Over the past two years countries including Kenya, Spain, Vietnam and Cambodia have deported hundreds of people from Taiwan to China for telecoms fraud, sparking accusations from Taipei that Beijing was effectively kidnapping its citizens.
China has defended the deportations, saying the crimes were committed against people in China and that as Taiwan is a part of China it was natural foreign governments should send these people to China rather than Taiwan.
In a brief statement, the Beijing court said that the 50 were given jail terms ranging from one year and nine months to 15 years and had also been given unspecified fines.
It did not give specific details of the sentences for the 22 people from Taiwan. The cases were tried in two separate batches.
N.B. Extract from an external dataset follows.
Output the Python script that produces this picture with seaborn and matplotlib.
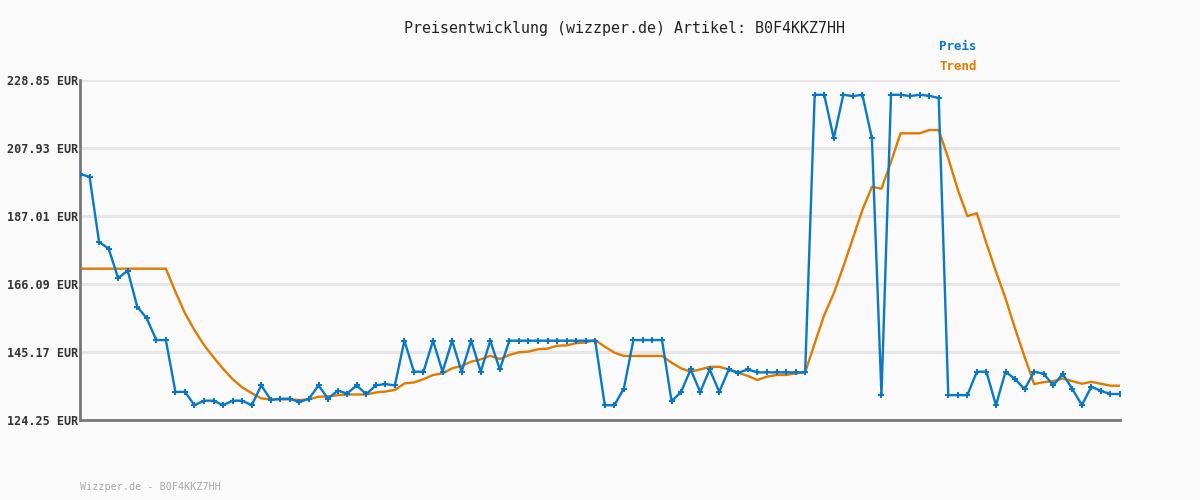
import numpy as np
import pandas as pd
import matplotlib
matplotlib.use("Agg")
import matplotlib.pyplot as plt
import seaborn as sns

price = [199.9, 199.1, 179.0, 177.0, 167.9, 170.2, 159.1, 155.5, 148.85, 148.85,
         132.9, 132.9, 128.8, 130.2, 130.2, 128.8, 130.2, 130.2, 128.8, 134.9,
         130.4, 130.8, 130.8, 129.8, 130.8, 134.9, 130.8, 133.3, 132.4, 134.9,
         132.2, 134.9, 135.3, 134.9, 148.65, 139.1, 139.1, 148.65, 139.1, 148.65,
         139.1, 148.65, 139.1, 148.65, 139.8, 148.65, 148.65, 148.65, 148.65, 148.65,
         148.65, 148.65, 148.65, 148.65, 148.65, 128.8, 128.8, 133.9, 148.85, 148.85,
         148.85, 148.85, 130.0, 132.9, 139.8, 132.9, 139.8, 132.9, 139.8, 138.8,
         139.8, 138.9, 138.9, 138.9, 138.9, 138.9, 138.9, 224.3, 224.3, 210.9,
         224.3, 223.9, 224.3, 210.9, 131.85, 224.3, 224.3, 223.9, 224.3, 224.0,
         223.3, 131.9, 131.9, 131.9, 139.1, 139.1, 128.8, 139.1, 136.85, 133.7,
         139.1, 138.5, 134.9, 138.4, 133.8, 128.85, 134.5, 133.2, 132.25, 132.25]

trend = [170.8, 170.8, 170.8, 170.8, 170.8, 170.8, 170.8, 170.8, 170.8, 170.8,
         163.7, 157.1, 151.9, 147.3, 143.5, 140.0, 136.8, 134.3, 132.5, 130.9,
         130.6, 130.6, 130.6, 130.4, 130.6, 131.4, 131.5, 131.9, 132.1, 132.1,
         132.1, 132.7, 133.0, 133.5, 135.5, 135.8, 136.8, 138.1, 138.6, 140.15,
         140.9, 142.2, 142.9, 144.0, 143.0, 144.25, 145.1, 145.3, 146.0, 146.2,
         147.1, 147.2, 147.9, 148.1, 148.85, 146.8, 145.0, 143.95, 143.95, 143.95,
         143.95, 143.95, 141.9, 140.15, 139.1, 139.8, 140.6, 140.6, 139.8, 138.8,
         137.8, 136.55, 137.6, 138.1, 138.1, 138.6, 138.9, 147.8, 156.55, 163.2,
         171.4, 180.1, 188.85, 196.0, 195.4, 203.7, 212.45, 212.45, 212.45, 213.45,
         213.45, 204.8, 195.1, 187.0, 187.85, 178.6, 169.9, 161.7, 152.4, 143.7,
         135.3, 135.9, 136.2, 137.0, 136.2, 135.4, 136.0, 135.4, 134.8, 134.8]

y_ticks = [124.25, 145.17, 166.09, 187.01, 207.93, 228.85]
title = "Preisentwicklung (wizzper.de) Artikel: B0F4KKZ7HH"
footer = "Wizzper.de - B0F4KKZ7HH"

BLUE = "#0a78c8"
ORANGE = "#e07b00"
BG = "#fafafa"

sns.set_theme(style="white")
plt.rcParams['font.family'] = ['DejaVu Sans Mono', 'DejaVu Sans']

df = pd.DataFrame({"idx": np.arange(len(price)), "Preis": price, "Trend": trend})

fig = plt.figure(figsize=(12, 5), dpi=100, facecolor=BG)
ax = fig.add_axes([80/1200, 1-420/500, 1040/1200, 340/500])
ax.set_facecolor(BG)

for yt in y_ticks:
    ax.axhline(yt, color="#e6e6e6", lw=2.2, zorder=0)

sns.lineplot(data=df, x="idx", y="Trend", ax=ax, color=ORANGE, lw=1.7, zorder=2)
sns.lineplot(data=df, x="idx", y="Preis", ax=ax, color=BLUE, lw=1.7, zorder=3,
             marker="P", markersize=4.5, markeredgewidth=0, markerfacecolor=BLUE)

ax.set_xlim(0, len(price) - 1)
ax.set_ylim(y_ticks[0], y_ticks[-1])
ax.set_yticks(y_ticks)
ax.set_yticklabels([f"{v:.2f} EUR" for v in y_ticks], fontsize=8.5,
                   fontweight="bold", color="#333333")
ax.tick_params(axis="y", length=0, pad=1)
ax.set_xticks([])
ax.set_xlabel("")
ax.set_ylabel("")
for s in ["top", "right"]:
    ax.spines[s].set_visible(False)
for s in ["left", "bottom"]:
    ax.spines[s].set_color("#777777")
    ax.spines[s].set_linewidth(2)

fig.text(624/1200, 1-28/500, title, ha="center", va="center", fontsize=10.8,
         color="#222222")
fig.text(939/1200, 1-47/500, "Preis", ha="left", va="center", fontsize=9,
         fontweight="bold", color=BLUE)
fig.text(939/1200, 1-67/500, "Trend", ha="left", va="center", fontsize=9,
         fontweight="bold", color=ORANGE)
fig.text(80/1200, 1-487/500, footer, ha="left", va="center", fontsize=7.3,
         color="#aaaaaa")

fig.savefig("out.png", dpi=100, facecolor=BG)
On at least two occasions last year Kenya deported groups of Taiwanese to China. In one case, a Kenyan magistrate said the Taiwanese should be repatriated to their place of origin, Taiwan, but the Kenyan government sent them to China.
Kenya, like most countries, only has diplomatic relations with China. Beijing considers democratic Taiwan a wayward province, ineligible for formal ties with other nations.
Chinese authorities have sought to contain an explosion of telecom crime it says has led to huge financial losses, with callers often impersonating officials or authority figures and preying on the elderly, students or the unemployed.
The fraud has spread overseas, with Chinese speakers recruited in neighbouring Taiwan increasingly setting up operations in East Africa or Southeast Asia.